● **WHAT YOU WILL DO**
Starting from the top of the material, restate each line exactly until the line that contains "import * as d3 from 'd3'", which is also copied. Pictures are excluded.

===== MATERIAL =====

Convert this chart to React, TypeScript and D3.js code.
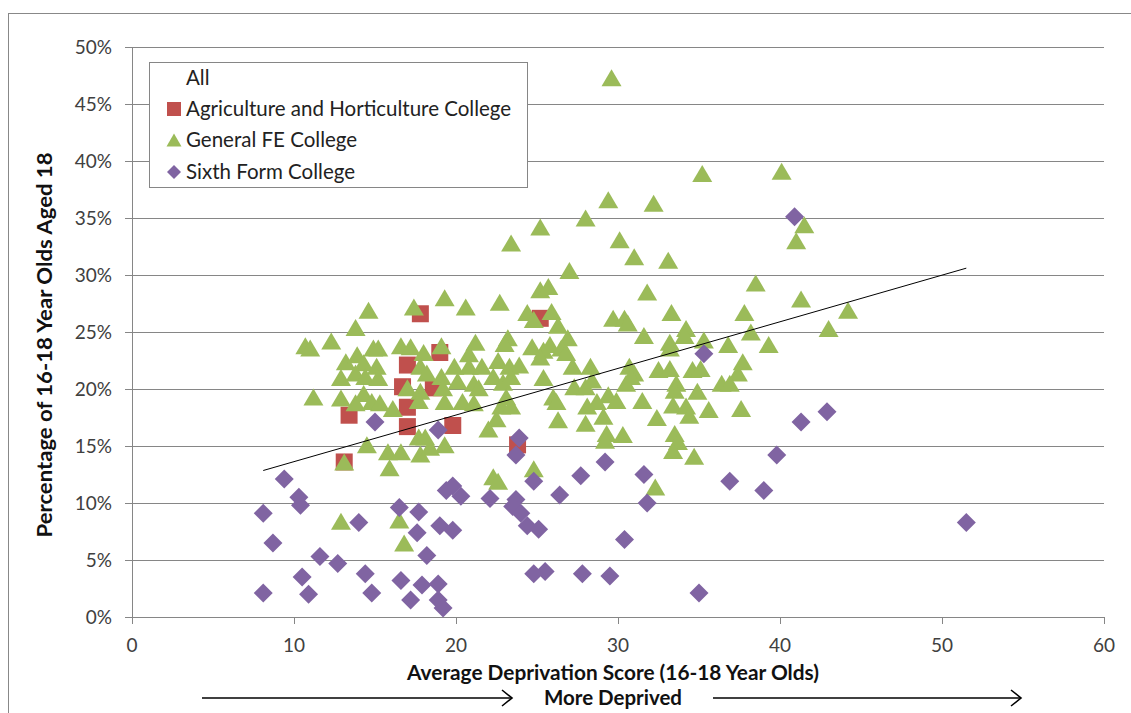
import * as d3 from 'd3'

// values: [deprivation score, % aged 18]
const agriculture: [number, number][] = [
  [17.8, 26.6], [25.2, 26.2], [19.0, 23.2], [17.0, 22.1], [16.7, 20.2], [18.6, 20.1],
  [13.4, 17.7], [17.0, 18.4], [17.0, 16.7], [19.8, 16.8], [13.1, 13.6], [23.8, 15.1],
]

const generalFE: [number, number][] = [
  [29.6, 47.3], [40.1, 39.1], [35.2, 38.9], [29.4, 36.6], [32.2, 36.3], [28.0, 35.0],
  [25.2, 34.2], [41.5, 34.4], [41.0, 33.0], [30.1, 33.1], [23.4, 32.8], [31.0, 31.6],
  [33.1, 31.3], [27.0, 30.4], [38.5, 29.3], [25.2, 28.7], [25.7, 29.0], [31.8, 28.5],
  [41.3, 27.9], [19.3, 28.0], [44.2, 26.9], [43.0, 25.3], [14.6, 26.9], [17.4, 27.2],
  [20.6, 27.2], [22.7, 27.6], [24.4, 26.7], [24.8, 26.1], [25.9, 26.8], [26.3, 25.6],
  [26.9, 24.5], [29.7, 26.2], [30.4, 26.2], [30.6, 25.8], [33.3, 26.7], [34.2, 25.3],
  [34.1, 24.7], [37.8, 26.7], [38.2, 25.0], [35.3, 24.3], [36.8, 23.9], [39.3, 23.9],
  [31.6, 24.7], [33.2, 24.1], [33.2, 23.6], [13.8, 25.4], [10.7, 23.8], [11.0, 23.6],
  [12.3, 24.2], [14.9, 23.6], [15.2, 23.6], [16.6, 23.8], [17.2, 23.7], [18.0, 23.2],
  [19.1, 23.8], [21.2, 24.1], [20.8, 23.1], [23.2, 24.5], [23.0, 24.0], [24.7, 23.7],
  [25.4, 23.4], [25.8, 23.9], [26.5, 23.6], [26.8, 23.2], [13.2, 22.4], [13.9, 23.0],
  [14.3, 22.3], [15.1, 22.0], [17.8, 22.0], [18.2, 21.4], [19.9, 22.0], [20.8, 22.0],
  [21.6, 22.0], [22.6, 22.5], [23.3, 22.0], [23.9, 22.1], [25.2, 22.8], [27.2, 22.0],
  [28.3, 22.0], [30.7, 22.0], [31.0, 21.4], [32.5, 21.7], [33.2, 21.8], [34.6, 21.7],
  [35.1, 21.8], [37.7, 22.4], [37.4, 21.4], [12.9, 21.0], [13.8, 21.4], [14.4, 21.1],
  [15.2, 21.0], [19.1, 21.1], [20.1, 20.7], [21.1, 20.5], [22.3, 21.1], [22.9, 20.6],
  [23.4, 21.1], [25.4, 21.0], [27.3, 20.2], [28.0, 20.2], [28.4, 20.8], [29.4, 19.5],
  [30.5, 20.5], [30.8, 21.1], [31.5, 19.0], [33.6, 20.5], [33.5, 19.9], [34.9, 19.8],
  [36.4, 20.5], [36.9, 20.5], [33.4, 18.6], [34.2, 18.5], [34.4, 17.7], [35.6, 18.2],
  [37.6, 18.3], [11.2, 19.3], [12.9, 19.2], [13.8, 18.8], [14.3, 19.6], [14.8, 18.9],
  [15.3, 18.8], [16.1, 18.3], [17.0, 20.1], [17.8, 19.8], [19.2, 20.1], [21.4, 20.1],
  [17.7, 19.0], [19.3, 18.9], [20.4, 18.9], [21.1, 18.8], [22.8, 18.5], [23.4, 18.5],
  [23.1, 19.3], [26.0, 19.3], [26.2, 18.9], [28.1, 18.5], [28.7, 18.9], [29.9, 19.0],
  [26.3, 17.3], [32.4, 17.5], [22.5, 17.4], [22.0, 16.5], [28.0, 17.0], [29.1, 17.6],
  [29.3, 16.1], [29.2, 15.5], [30.3, 16.0], [33.5, 16.1], [33.7, 15.4], [33.4, 14.6],
  [34.7, 14.1], [19.3, 15.1], [14.5, 15.1], [15.8, 14.5], [16.6, 14.5], [17.8, 14.3],
  [18.4, 14.9], [17.7, 15.8], [18.1, 15.8], [13.1, 13.6], [15.9, 13.1], [22.3, 12.3],
  [22.6, 11.9], [24.8, 13.0], [32.3, 11.4], [12.9, 8.4], [16.5, 8.5], [16.8, 6.5],
]

const sixthForm: [number, number][] = [
  [40.9, 35.1], [35.3, 23.1], [15.0, 17.1], [18.9, 16.4], [42.9, 18.0], [41.3, 17.1],
  [23.9, 15.7], [23.7, 14.2], [39.8, 14.2], [29.2, 13.6], [31.6, 12.5], [27.7, 12.4],
  [9.4, 12.1], [24.8, 11.9], [36.9, 11.9], [19.8, 11.5], [19.4, 11.1], [39.0, 11.1],
  [26.4, 10.7], [20.3, 10.6], [10.3, 10.5], [22.1, 10.4], [23.7, 10.3], [31.8, 10.0],
  [10.4, 9.8], [23.5, 9.7], [16.5, 9.6], [17.7, 9.2], [8.1, 9.1], [24.0, 9.1],
  [14.0, 8.3], [51.5, 8.3], [19.0, 8.0], [24.4, 8.0], [25.1, 7.7], [19.8, 7.6],
  [17.6, 7.4], [30.4, 6.8], [8.7, 6.5], [18.2, 5.4], [11.6, 5.3], [12.7, 4.7],
  [25.5, 4.0], [14.4, 3.8], [24.8, 3.8], [27.8, 3.8], [29.5, 3.6], [10.5, 3.5],
  [16.6, 3.2], [18.9, 2.9], [17.9, 2.8], [8.1, 2.1], [35.0, 2.1], [14.8, 2.1],
  [10.9, 2.0], [17.2, 1.5], [18.9, 1.5], [19.2, 0.8],
]

// linear trendline of "All", endpoints
const trendX = [8.1, 51.5]
const trendY = [12.85, 30.6]

const xTicks = [0, 10, 20, 30, 40, 50, 60]
const yTicks = [0, 5, 10, 15, 20, 25, 30, 35, 40, 45, 50]
const legendLabels = ['All', 'Agriculture and Horticulture College', 'General FE College', 'Sixth Form College']

const RED = '#C0504D'
const GREEN = '#9BBB59'
const PURPLE = '#8064A2'
const GRID = '#868686'
const FONT = 'Lato, "Open Sans", sans-serif'

const square = (s: number) => `M${-s / 2},${-s / 2}h${s}v${s}h${-s}Z`
const triangle = (w: number, h: number) => `M0,${-h / 2}L${w / 2},${h / 2}L${-w / 2},${h / 2}Z`
const diamond = (r: number) => `M0,${-r}L${r},0L0,${r}L${-r},0Z`

const App = () => {
  const width = 1131
  const height = 713

  const x = d3.scaleLinear().domain([0, 60]).range([132, 1104])
  const y = d3.scaleLinear().domain([0, 50]).range([617, 47])

  const trendLine = d3.line<number>()
    .x((d) => x(d))
    .y((_, i) => y(trendY[i]))

  const legendY = [78, 109, 140, 172]

  return (
    <div style={{ position: 'absolute', left: 0, top: 0 }}>
      <svg width={width} height={height} style={{ display: 'block', background: '#fff' }} fontFamily={FONT}>
        <rect x={8.5} y={13.5} width={1140} height={720} fill="none" stroke="#888" />

        {/* grid lines */}
        {yTicks.filter((t) => t > 0).map((t) => (
          <line key={t} x1={x(0)} x2={x(60)} y1={Math.round(y(t)) + 0.5} y2={Math.round(y(t)) + 0.5} stroke={GRID} />
        ))}

        {/* axes */}
        <line x1={x(0) + 0.5} x2={x(0) + 0.5} y1={y(50)} y2={y(0)} stroke={GRID} />
        <line x1={x(0)} x2={x(60)} y1={Math.round(y(0)) + 0.5} y2={Math.round(y(0)) + 0.5} stroke={GRID} />
        {yTicks.map((t) => (
          <g key={t}>
            <line x1={x(0) - 7} x2={x(0)} y1={Math.round(y(t)) + 0.5} y2={Math.round(y(t)) + 0.5} stroke={GRID} />
            <text x={112} y={y(t)} dy="0.35em" textAnchor="end" fontSize={19} fill="#404040">{`${t}%`}</text>
          </g>
        ))}
        {xTicks.map((t) => (
          <g key={t}>
            <line x1={Math.round(x(t)) + 0.5} x2={Math.round(x(t)) + 0.5} y1={y(0)} y2={y(0) + 7} stroke={GRID} />
            <text x={x(t)} y={645} dy="0.35em" textAnchor="middle" fontSize={19} fill="#404040">{t}</text>
          </g>
        ))}

        {/* series */}
        <g fill={RED}>
          {agriculture.map(([a, b], i) => (
            <path key={i} d={square(17)} transform={`translate(${x(a)},${y(b)})`} />
          ))}
        </g>
        <g fill={GREEN}>
          {generalFE.map(([a, b], i) => (
            <path key={i} d={triangle(20, 17)} transform={`translate(${x(a)},${y(b)})`} />
          ))}
        </g>
        <g fill={PURPLE}>
          {sixthForm.map(([a, b], i) => (
            <path key={i} d={diamond(9.5)} transform={`translate(${x(a)},${y(b)})`} />
          ))}
        </g>

        <path d={trendLine(trendX) ?? ''} fill="none" stroke="#000" strokeWidth={1} />

        {/* legend */}
        <rect x={149.5} y={62.5} width={378} height={125} fill="#fff" stroke={GRID} />
        {legendLabels.map((label, i) => (
          <text key={label} x={186} y={legendY[i]} dy="0.35em" fontSize={20.5} fill="#222">{label}</text>
        ))}
        <path d={square(14)} transform={`translate(174,${legendY[1]})`} fill={RED} />
        <path d={triangle(15, 13)} transform={`translate(174,${legendY[2]})`} fill={GREEN} />
        <path d={diamond(7)} transform={`translate(174,${legendY[3]})`} fill={PURPLE} />

        {/* axis titles */}
        <text x={613} y={673} dy="0.35em" textAnchor="middle" fontSize={20} fontWeight="bold" fill="#111"
          textLength={412} lengthAdjust="spacingAndGlyphs">
          Average Deprivation Score (16-18 Year Olds)
        </text>
        <text transform="translate(45,345) rotate(-90)" dy="0.35em" textAnchor="middle" fontSize={20} fontWeight="bold" fill="#111"
          textLength={385} lengthAdjust="spacingAndGlyphs">
          Percentage of 16-18 Year Olds Aged 18
        </text>
        <text x={613} y={698} dy="0.35em" textAnchor="middle" fontSize={20} fontWeight="bold" fill="#111"
          textLength={138} lengthAdjust="spacingAndGlyphs">
          More Deprived
        </text>

        {/* arrows */}
        <g stroke="#000" strokeWidth={1.6} fill="none">
          <line x1={202} x2={512} y1={698} y2={698} />
          <path d="M502,690L512,698L502,706" />
          <line x1={713} x2={1021} y1={698} y2={698} />
          <path d="M1011,690L1021,698L1011,706" />
        </g>
      </svg>
    </div>
  )
}

export default App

=====

● **ANSWER TO THE EXERCISE**
Convert this chart to React, TypeScript and D3.js code.
import * as d3 from 'd3'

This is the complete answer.